READ MORE: ‘Broad City’ and ‘Russian Doll’ Both Feature Work from New York Film Academy (NYFA) Cinematography Alum Rebecca Rajadnya

NYFA: Who do you believe have been some of the most significant individuals in Cinematography?

PB: As easy to imagine, this is an incredibly complex question to answer in an academic approach. If we forget for a moment the entire history of cinematography and we let me respond with a personal, imperfect, and totally arbitrary answer listing those that have been heroes of mine and have inspired my personal taste for cinematography, then the answer is somehow simple: Robby Müller, Sven Nykvist, Raoul Coutard, Vittorio Storaro, Luca Bigazzi, Darius Khondji, and Janusz Kaminski.

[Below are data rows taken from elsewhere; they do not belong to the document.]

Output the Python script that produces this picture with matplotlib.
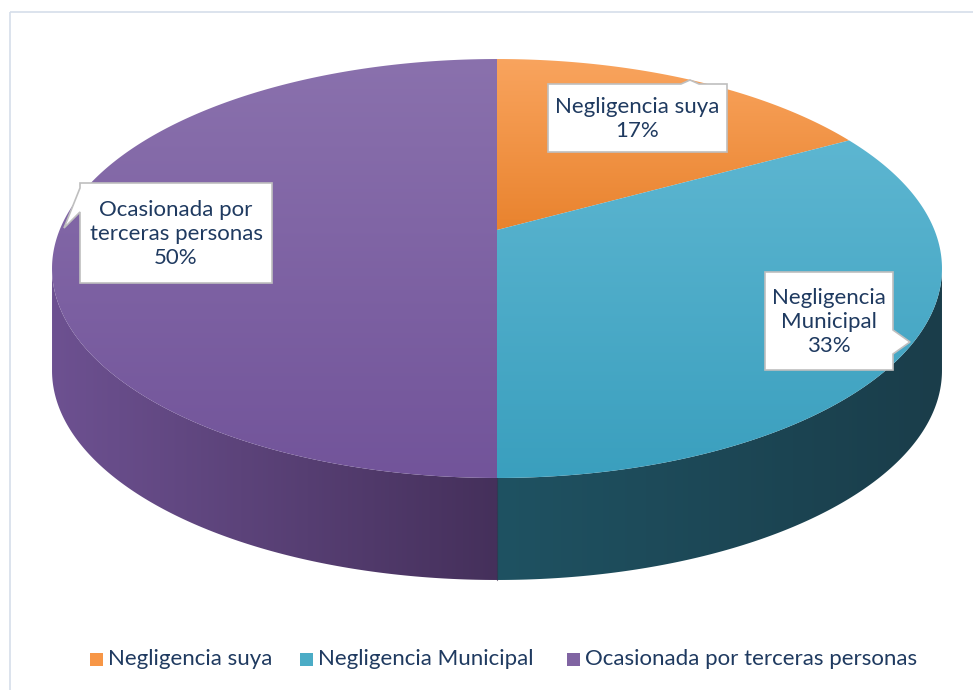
import numpy as np
import matplotlib
matplotlib.use("Agg")
import matplotlib.pyplot as plt
from matplotlib.patches import Polygon, Rectangle
from matplotlib.colors import to_rgb

categories = ["Negligencia suya", "Negligencia Municipal", "Ocasionada por terceras personas"]
values = [17, 33, 50]
label_texts = ["Negligencia suya\n17%", "Negligencia\nMunicipal\n33%", "Ocasionada por\nterceras personas\n50%"]

top_colors = [("#F9A45E", "#E9832E"), ("#5DB6D1", "#3A9FBE"), ("#8A71AD", "#72549A")]
side_colors = [("#B8651E", "#9A5418"), ("#1F5262", "#1A3D4A"), ("#6D5191", "#45305B")]
legend_colors = ["#F79646", "#4BACC6", "#8064A2"]
text_color = "#1F3A60"
FONT = "Lato"

W, H = 973, 690
fig = plt.figure(figsize=(W / 100, H / 100), dpi=100)
ax = fig.add_axes([0, 0, 1, 1])
ax.set_xlim(0, W)
ax.set_ylim(H, 0)
ax.axis("off")

# border
ax.add_patch(Rectangle((9.5, 11.5), 980, 700, fill=False, ec="#D6DEEA", lw=1.2))

# projection of a tilted disk with perspective
cx, cy = 497, 230
k = 0.1838
A, B = 437.4, 202.4
depth = 102


def proj(t_deg, z=0.0):
    t = np.radians(t_deg)
    X, Y = np.cos(t), np.sin(t)
    w = 1 + k * Y
    return np.column_stack([cx + A * X / w, cy - B * Y / w + depth * z])


def grad_img(c1, c2, vertical=True):
    n = 256
    a = np.linspace(0, 1, n)
    c1, c2 = np.array(to_rgb(c1)), np.array(to_rgb(c2))
    col = c1[None, :] * (1 - a[:, None]) + c2[None, :] * a[:, None]
    return col[:, None, :] if vertical else col[None, :, :]


def fill_gradient(verts, c1, c2, vertical=True, zorder=2):
    poly = Polygon(verts, closed=True, fc="none", ec="none")
    ax.add_patch(poly)
    xmin, ymin = verts.min(axis=0)
    xmax, ymax = verts.max(axis=0)
    img = grad_img(c1, c2, vertical)
    im = ax.imshow(img, extent=[xmin, xmax, ymax, ymin], aspect="auto",
                   interpolation="bilinear", zorder=zorder)
    im.set_clip_path(poly)


# wedge angles (clockwise from 12 o'clock)
total = sum(values)
starts, ends = [], []
ang = 90.0
for v in values:
    starts.append(ang)
    ang -= 360.0 * v / total
    ends.append(ang)

# visible front side: between horizontal extremes
t_left = 180 + np.degrees(np.arcsin(k))
t_right = 360 - np.degrees(np.arcsin(k))

for i in range(len(values)):
    a0, a1 = ends[i] % 360, starts[i] % 360
    if a1 <= a0:
        a1 += 360
    lo = max(a0, t_left)
    hi = min(a1, t_right)
    if hi - lo <= 0.01:
        lo = max(a0 - 360, t_left)
        hi = min(a1 - 360, t_right)
        if hi - lo <= 0.01:
            continue
    ts = np.linspace(lo, hi, 200)
    top = proj(ts)
    bot = proj(ts[::-1], 1)
    verts = np.vstack([top, bot])
    fill_gradient(verts, side_colors[i][0], side_colors[i][1], vertical=False, zorder=2)

# top faces
for i in range(len(values)):
    ts = np.linspace(starts[i], ends[i], 300)
    arc = proj(ts)
    verts = np.vstack([[cx, cy], arc])
    fill_gradient(verts, top_colors[i][0], top_colors[i][1], vertical=True, zorder=3)

ax.plot([cx, cx], [proj([270])[0, 1], proj([270], 1)[0, 1]], color="#3A2A4A", lw=0.8, zorder=2.5, alpha=0.6)


def callout(x0, y0, x1, y1, ptr, side, text):
    tx, ty, b0, b1 = ptr
    if side == "top":
        verts = [(x0, y0), (b0, y0), (tx, ty), (b1, y0), (x1, y0), (x1, y1), (x0, y1)]
    elif side == "left":
        verts = [(x0, y0), (x1, y0), (x1, y1), (x0, y1), (x0, b1), (tx, ty), (x0, b0)]
    else:
        verts = [(x0, y0), (x1, y0), (x1, b0), (tx, ty), (x1, b1), (x1, y1), (x0, y1)]
    ax.add_patch(Polygon(verts, closed=True, fc="white", ec="#BFBFBF", lw=1.2, zorder=5))
    ax.text((x0 + x1) / 2, (y0 + y1) / 2 + 1, text, ha="center", va="center",
            fontsize=16, family=FONT, color=text_color, linespacing=1.22, zorder=6)


callout(548, 84, 727, 152, (690, 80, 681, 699), "top", label_texts[0])
callout(765, 272, 893, 370, (910, 342, 330, 354), "right", label_texts[1])
callout(80, 183, 272, 283, (64, 228, 188, 212), "left", label_texts[2])

# legend
leg_x = [90, 300, 567]
for i, c in enumerate(categories):
    ax.add_patch(Rectangle((leg_x[i], 653), 13, 13, fc=legend_colors[i], ec="none", zorder=5))
    ax.text(leg_x[i] + 18, 659, c, ha="left", va="center", fontsize=16, family=FONT,
            color=text_color, zorder=6)

fig.savefig("out.png", dpi=100)
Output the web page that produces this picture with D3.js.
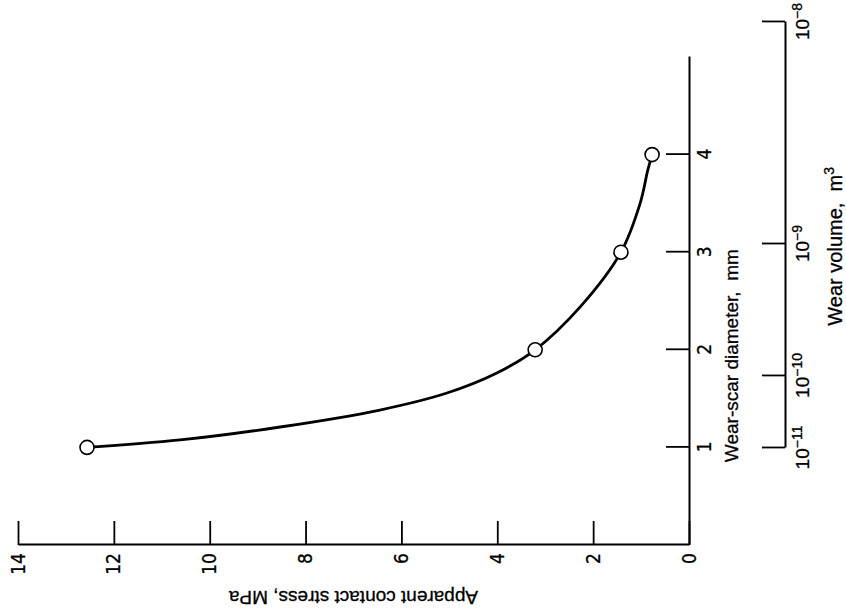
<!DOCTYPE html>
<html>
<head>
<meta charset="utf-8">
<script src="https://cdn.jsdelivr.net/npm/d3@7"></script>
<style>
  body { margin: 0; background: #fff; }
  .tick text { font-family: "Liberation Sans Narrow", "DejaVu Sans Condensed", sans-serif; font-size: 19px; fill: #000; stroke: #000; stroke-width: 0.3px; }
  .title { font-family: "Liberation Sans", Arial, sans-serif; font-size: 19px; fill: #000; stroke: #000; stroke-width: 0.3px; }
</style>
</head>
<body>
<div id="chart-container"></div>
<script>
// --- 1. DATA ---
const markerDiameter = [1, 2, 3, 4];
const markerStress = [12.56, 3.21, 1.42, 0.77];

// points (diameter mm, stress MPa)
const curveDiameter = [1.0, 1.076, 1.209, 1.383, 1.557, 1.762, 2.0, 2.44, 3.0, 3.5, 3.84, 4.0];
const curveStress = [12.56, 10.62, 8.53, 6.45, 5.05, 4.01, 3.21, 2.27, 1.42, 1.02, 0.86, 0.77];

const stressTicks = [0, 2, 4, 6, 8, 10, 12, 14];
const diameterTicks = [1, 2, 3, 4];
const volumeExponents = [-11, -10, -9, -8];
// where each wear-volume tick sits on the diameter scale
const volumeAtDiameter = [0.994, 1.732, 3.084, 5.359];

// --- 2. SETUP ---
const totalWidth = 846;
const totalHeight = 614;

const svg = d3
  .select("#chart-container")
  .append("svg")
  .attr("width", totalWidth)
  .attr("height", totalHeight);

// the whole figure is drawn upright and then turned a quarter turn
const plotLength = 488; // diameter axis length
const plotHeight = 671; // stress axis length

const g = svg
  .append("g")
  .attr("transform", "translate(18,545) rotate(-90)");

// --- 3. SCALES ---
const x = d3.scaleLinear().domain([0, 5]).range([0, plotLength]);
const y = d3.scaleLinear().domain([0, 14]).range([plotHeight, 0]);
const xVol = d3
  .scaleLinear()
  .domain(volumeExponents)
  .range(volumeAtDiameter.map((d) => x(d)));

// --- 4. AXES ---
const stressAxis = g
  .append("g")
  .call(
    d3.axisLeft(y).tickValues(stressTicks).tickSizeInner(-24).tickSizeOuter(0).tickPadding(8)
  );

const diameterAxis = g
  .append("g")
  .attr("transform", `translate(0,${plotHeight})`)
  .call(
    d3
      .axisBottom(x)
      .tickValues(diameterTicks)
      .tickFormat(d3.format("d"))
      .tickSizeInner(-23)
      .tickSizeOuter(0)
      .tickPadding(9)
  );

const volumeAxis = g
  .append("g")
  .attr("transform", `translate(0,${plotHeight + 96})`)
  .call(
    d3.axisBottom(xVol).tickValues(volumeExponents).tickSizeInner(-23).tickSizeOuter(0).tickPadding(11).tickFormat("")
  );

// power-of-ten labels with superscripts
volumeAxis.selectAll(".tick text").each(function (d) {
  const t = d3.select(this)
    .style("font-family", "Liberation Sans, Arial, sans-serif")
    .style("font-size", "19px");
  t.append("tspan").text("10");
  t.append("tspan")
    .attr("dy", "-0.55em")
    .style("font-size", "14px")
    .text("\u2212" + Math.abs(d));
});

[stressAxis, diameterAxis, volumeAxis].forEach((a) => {
  a.select(".domain").attr("stroke", "#000").attr("stroke-width", 2);
  a.selectAll(".tick line").attr("stroke", "#000").attr("stroke-width", 1.8);
});

// axis titles
g.append("text")
  .attr("class", "title")
  .attr("transform", `translate(-46,${y(7)}) rotate(-90)`)
  .attr("text-anchor", "middle")
  .text("Apparent contact stress, MPa");

g.append("text")
  .attr("class", "title")
  .attr("x", x(1.94))
  .attr("y", plotHeight + 49)
  .attr("text-anchor", "middle")
  .attr("xml:space", "preserve")
  .text("Wear-scar diameter,  mm");

const volTitle = g
  .append("text")
  .attr("class", "title")
  .attr("x", x(3.06))
  .attr("y", plotHeight + 153)
  .attr("text-anchor", "middle")
  .attr("xml:space", "preserve")
  .style("font-size", "20px");
volTitle.append("tspan").text("Wear volume,  m");
volTitle.append("tspan").attr("dy", "-0.6em").style("font-size", "14px").text("3");

// --- 5. CURVE AND MARKERS ---
const curvePoints = curveDiameter.map((d, i) => ({ d: d, s: curveStress[i] }));

const line = d3
  .line()
  .x((p) => x(p.d))
  .y((p) => y(p.s))
  .curve(d3.curveCatmullRom.alpha(0.5));

g.append("path")
  .datum(curvePoints)
  .attr("fill", "none")
  .attr("stroke", "#000")
  .attr("stroke-width", 2.8)
  .attr("d", line);

g.selectAll("circle")
  .data(markerDiameter.map((d, i) => ({ d: d, s: markerStress[i] })))
  .enter()
  .append("circle")
  .attr("cx", (p) => x(p.d))
  .attr("cy", (p) => y(p.s))
  .attr("r", 7)
  .attr("fill", "#fff")
  .attr("stroke", "#000")
  .attr("stroke-width", 1.6);
</script>
</body>
</html>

Janusz Kaminski at NYFA New York
Oscar-Winning Cinematographer Janusz Kaminski at NYFA New York City Campus

NYFA: What are some of your favorite films in terms of how the Cinematography was done?

PB: I love the honest, deep, and creative cinematography of Paris, Texas (1984) as much as the stylized and researched lighting and art design of The Conformist (1970). I have a deep sentiment of admiration and gratitude for Breaking the Waves (1996), that has taught me how Cinematography doesn’t require that the aesthetic quality of the images must be preserved at all costs and instead showed me how a story can be told with gritty, unperfect and dirty images if this style fits the story. I am a great fan of silent movies, and I loved Murnau’s Aurora (1927) and Lang’s Metropolis (1927). The black and white mixed with color of Wings of Desire (1987) (for which I will always prefer the German title Der Himmel über Berlin – The Sky above Berlin) and Die Zweite Heimat (1992). I cherish the darkness of movies like The Godfather (1972). And I can’t not mention probably the most beautiful movie ever shot: Stalker (1979). What would be a life without Tarkovsky…

NYFA: What advice would you give a prospective student looking to get started in Cinematography?

PB: I would advise them to abandon the fear of judgment and to concentrate on finding their own internal voice. And to sleep a lot before the program starts, because once we get moving the months will rush fast and emotions, fatigue, excitement, exhaustion, worries, dreams, nightmares, successes, failures and happiness will all mix in a journey that will feel like a rollercoaster and most likely will be some of the best and more memorable years of their lives.